Jisc report urges universities and colleges to audit climate impact of tech

The report hopes to help guide education provides towards a greener future with IT thought to contribute to between 5-20% of institutional scope 1 and 2 emissions

Jisc has launched a new report that urges universities and colleges to address the environmental impact of their IT operations. 

The report, Exploring digital carbon footprints, warns that technology and data storage increase emissions from the post-18 education sector. 

Jisc is a not-for-profit firm that offers IT services to the HE and FE sectors, including the national JANET network. 

Currently, there are no specific breakdowns of the IT-related emissions of the sector – but the report mentions one college that attributes 20% of its emissions to technology, with the sector average thought to range between 5-10% of total carbon emissions. 

Eighty per cent of tech-related emissions are released during manufacturing – with the remaining share associated with operation and disposal. Figures suggest that every 100 gigabytes of data stored in the cloud could generate 0.2 tonnes of carbon emissions per year, but 90% of data is stored and never used again. 

The report even estimates HE and FE staff scrolling through LinkedIn “could be generating up to 2,792 metric tonnes of carbon dioxide per year”.

This emerging demonstrates that “the greatest contributors to [sector] carbon footprints are the services and products they buy.”

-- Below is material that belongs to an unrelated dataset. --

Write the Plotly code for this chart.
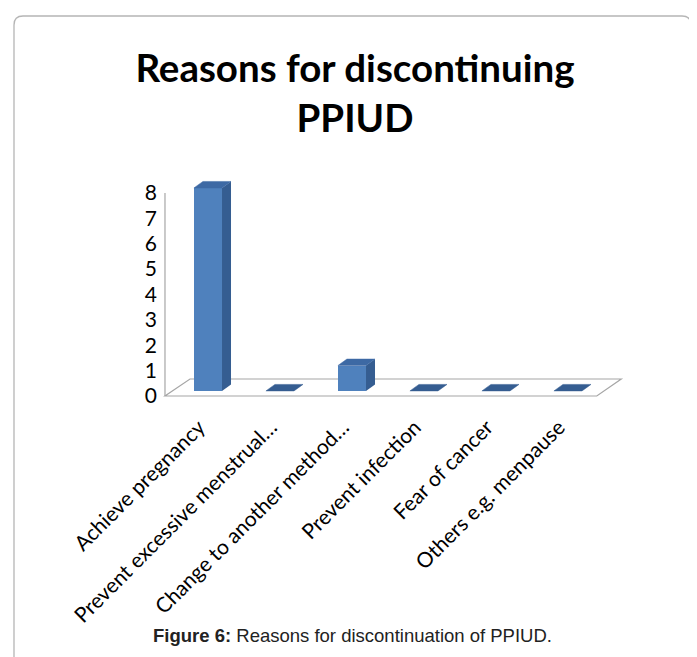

Independent technology analyst Scott Stonham, the report’s author, offers practical steps for colleges and universities to reduce tech emissions. 

While the report covers long-term strategies for change, there is also a list of quick wins aimed at education institutes that could help make an immediate impact on digital carbon footprints. The suggestions include:

  • Better understand differences in workstation power consumption when using video conferencing with and without video enabled by using plug-in smart sockets or energy meters.
  • Monitor, measure and communicate energy usage between buildings, departments, or labs.
  • Conduct on-premises and cloud data usage audits to identify wasted data that can be eliminated.
  • Communicate the carbon impact of social media use and encourage a reduction in time spent endlessly scrolling through feeds, or even self-imposed ‘screen time’ limits for social media apps.
  • Encourage Wi-Fi use across campus and remotely.
  • Don’t ‘stand by’: turn off devices.
  • Use hardware for longer
  • Change hardware settings, opting for ‘dark’ themes, lower screen brightness and ‘intelligent’ hibernation and sleep patterns for tech. 
  • The design of buildings and facilities is crucial. Check whether the hardware can tolerate warmer operating conditions. House servers in rooms with low ceilings to minimise the amount of air to cool. Install AI to manage internal cooling and integrate free air cooling systems that use abundant cold air rather than air conditioning units. 
  • Audit tech usage to, for example, identify times servers can be switched off. 

The education sector is at a very early stage in recognising and tackling the role technology plays in carbon emissions – Robin Ghurbhurun, managing director of FE, skills and member support (FE and HE)

The report was commissioned by the managing director of FE, skills and member support (FE and HE), Robin Ghurbhurun, who also has responsibility for Jisc’s external sustainability agenda.

He states: “The education sector is at a very early stage in recognising and tackling the role technology plays in carbon emissions, whether that’s data storage, procurement, the sustainability of equipment or even the video conferencing tools we use to work remotely.”